*DATA ROWS*.
* begin *
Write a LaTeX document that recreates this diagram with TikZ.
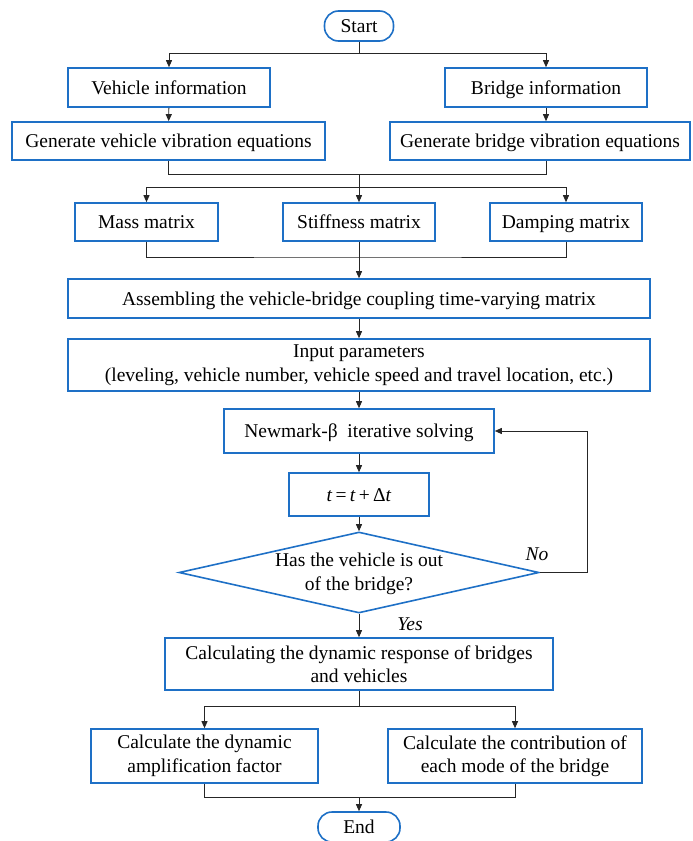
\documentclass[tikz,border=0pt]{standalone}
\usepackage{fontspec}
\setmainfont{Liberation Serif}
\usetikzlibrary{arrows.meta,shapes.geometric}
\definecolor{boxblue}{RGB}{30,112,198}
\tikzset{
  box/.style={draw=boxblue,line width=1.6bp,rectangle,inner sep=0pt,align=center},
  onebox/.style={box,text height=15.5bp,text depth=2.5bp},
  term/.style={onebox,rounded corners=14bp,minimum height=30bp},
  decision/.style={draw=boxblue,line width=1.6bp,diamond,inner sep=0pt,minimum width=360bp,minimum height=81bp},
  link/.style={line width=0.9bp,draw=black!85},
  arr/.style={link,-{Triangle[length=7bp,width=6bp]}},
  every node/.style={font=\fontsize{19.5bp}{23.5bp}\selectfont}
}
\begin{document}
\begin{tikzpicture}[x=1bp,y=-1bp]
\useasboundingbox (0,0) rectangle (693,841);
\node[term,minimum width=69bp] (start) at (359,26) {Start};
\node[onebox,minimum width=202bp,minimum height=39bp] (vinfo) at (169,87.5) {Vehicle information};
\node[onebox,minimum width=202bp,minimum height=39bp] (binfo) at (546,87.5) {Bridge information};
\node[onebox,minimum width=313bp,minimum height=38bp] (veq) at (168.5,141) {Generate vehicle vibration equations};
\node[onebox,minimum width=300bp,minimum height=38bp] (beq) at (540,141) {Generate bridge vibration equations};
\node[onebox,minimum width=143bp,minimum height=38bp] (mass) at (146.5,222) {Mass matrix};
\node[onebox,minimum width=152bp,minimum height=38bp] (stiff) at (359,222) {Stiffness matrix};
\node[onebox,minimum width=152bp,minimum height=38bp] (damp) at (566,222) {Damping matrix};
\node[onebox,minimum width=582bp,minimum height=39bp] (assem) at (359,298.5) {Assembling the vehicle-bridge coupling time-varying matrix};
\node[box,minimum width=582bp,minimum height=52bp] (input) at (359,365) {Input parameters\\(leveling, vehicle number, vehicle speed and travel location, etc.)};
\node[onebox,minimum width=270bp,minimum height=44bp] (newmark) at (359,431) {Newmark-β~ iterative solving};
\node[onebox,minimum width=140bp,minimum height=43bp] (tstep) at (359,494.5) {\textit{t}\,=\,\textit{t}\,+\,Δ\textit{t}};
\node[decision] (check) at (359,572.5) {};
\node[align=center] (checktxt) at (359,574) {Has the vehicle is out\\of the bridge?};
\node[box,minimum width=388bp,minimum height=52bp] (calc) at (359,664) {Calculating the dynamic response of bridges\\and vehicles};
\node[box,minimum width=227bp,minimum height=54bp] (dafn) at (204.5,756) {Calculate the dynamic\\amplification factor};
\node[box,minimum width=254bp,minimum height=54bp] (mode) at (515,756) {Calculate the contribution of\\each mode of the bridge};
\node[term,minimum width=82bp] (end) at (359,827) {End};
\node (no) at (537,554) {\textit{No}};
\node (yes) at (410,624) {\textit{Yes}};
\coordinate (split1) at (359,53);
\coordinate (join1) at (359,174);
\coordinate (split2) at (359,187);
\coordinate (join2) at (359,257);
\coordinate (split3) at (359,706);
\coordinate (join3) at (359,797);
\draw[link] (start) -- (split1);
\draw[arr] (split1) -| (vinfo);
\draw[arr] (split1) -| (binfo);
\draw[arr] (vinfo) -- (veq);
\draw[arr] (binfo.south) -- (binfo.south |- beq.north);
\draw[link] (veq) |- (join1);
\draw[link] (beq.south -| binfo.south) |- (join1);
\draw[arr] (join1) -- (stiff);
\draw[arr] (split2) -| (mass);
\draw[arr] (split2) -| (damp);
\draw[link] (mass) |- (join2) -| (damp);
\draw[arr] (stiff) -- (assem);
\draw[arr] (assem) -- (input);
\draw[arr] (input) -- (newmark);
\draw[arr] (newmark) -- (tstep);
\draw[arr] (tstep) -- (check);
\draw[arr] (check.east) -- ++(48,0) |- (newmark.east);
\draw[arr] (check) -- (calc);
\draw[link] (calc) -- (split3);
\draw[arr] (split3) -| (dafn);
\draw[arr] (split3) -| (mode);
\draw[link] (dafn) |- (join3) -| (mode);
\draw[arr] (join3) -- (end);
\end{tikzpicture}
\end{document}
* end *
* begin *
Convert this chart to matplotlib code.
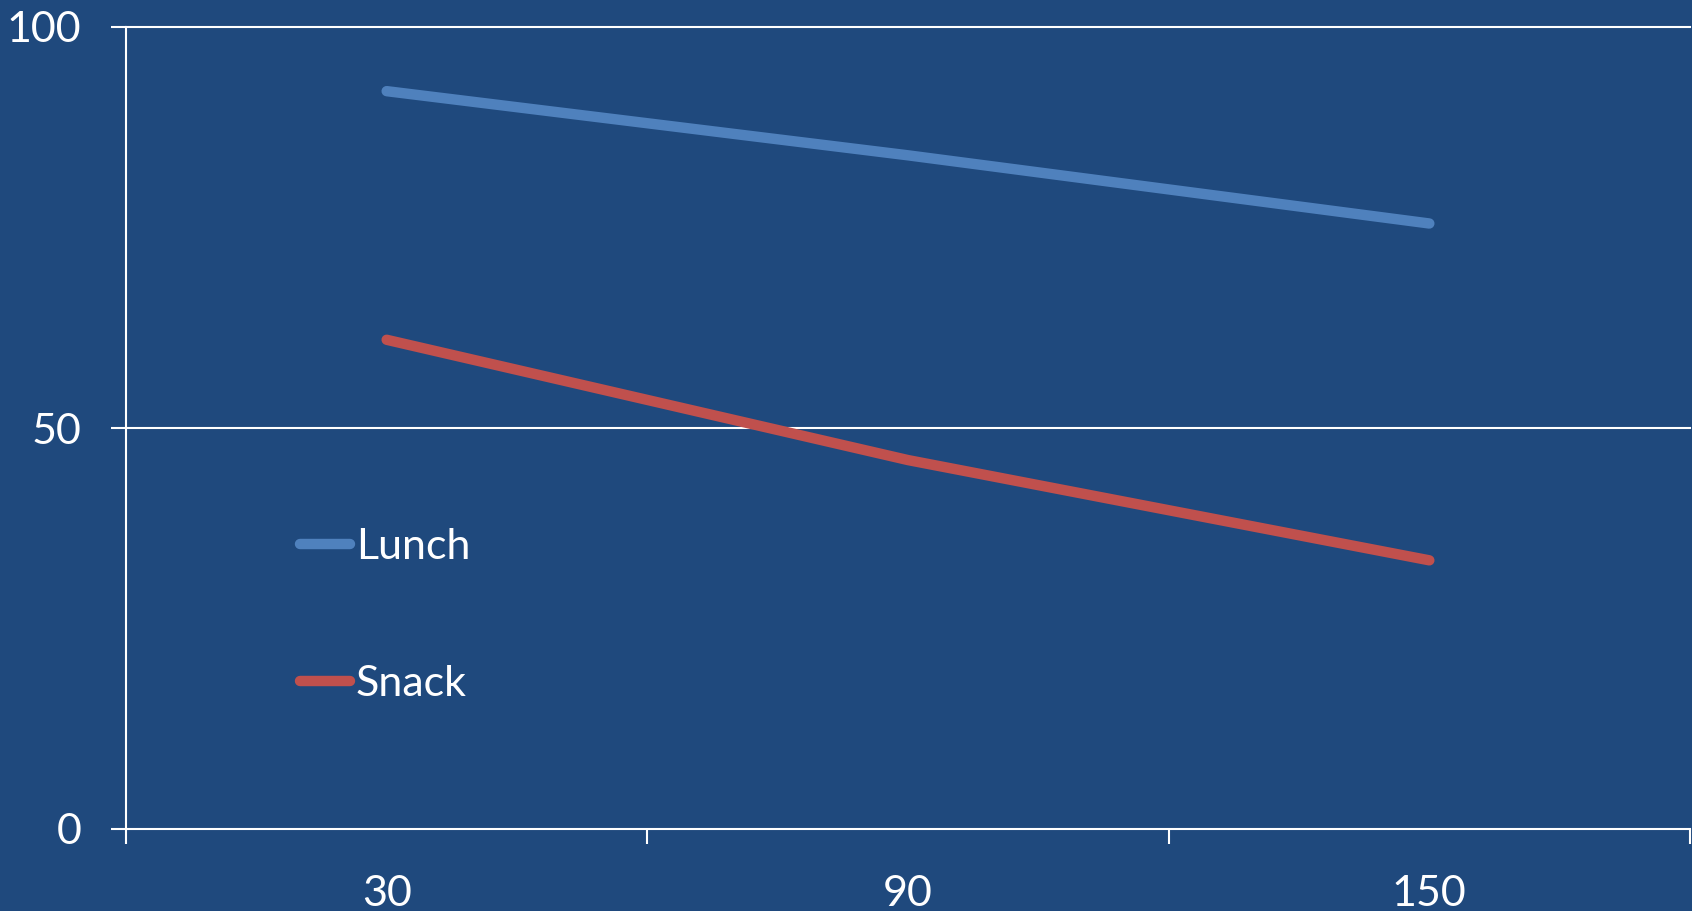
* end *
*THE TASK*.
Where a line in the entries holds the word "this", copy that line.

*RESPONSE*.
Write a LaTeX document that recreates this diagram with TikZ.
Convert this chart to matplotlib code.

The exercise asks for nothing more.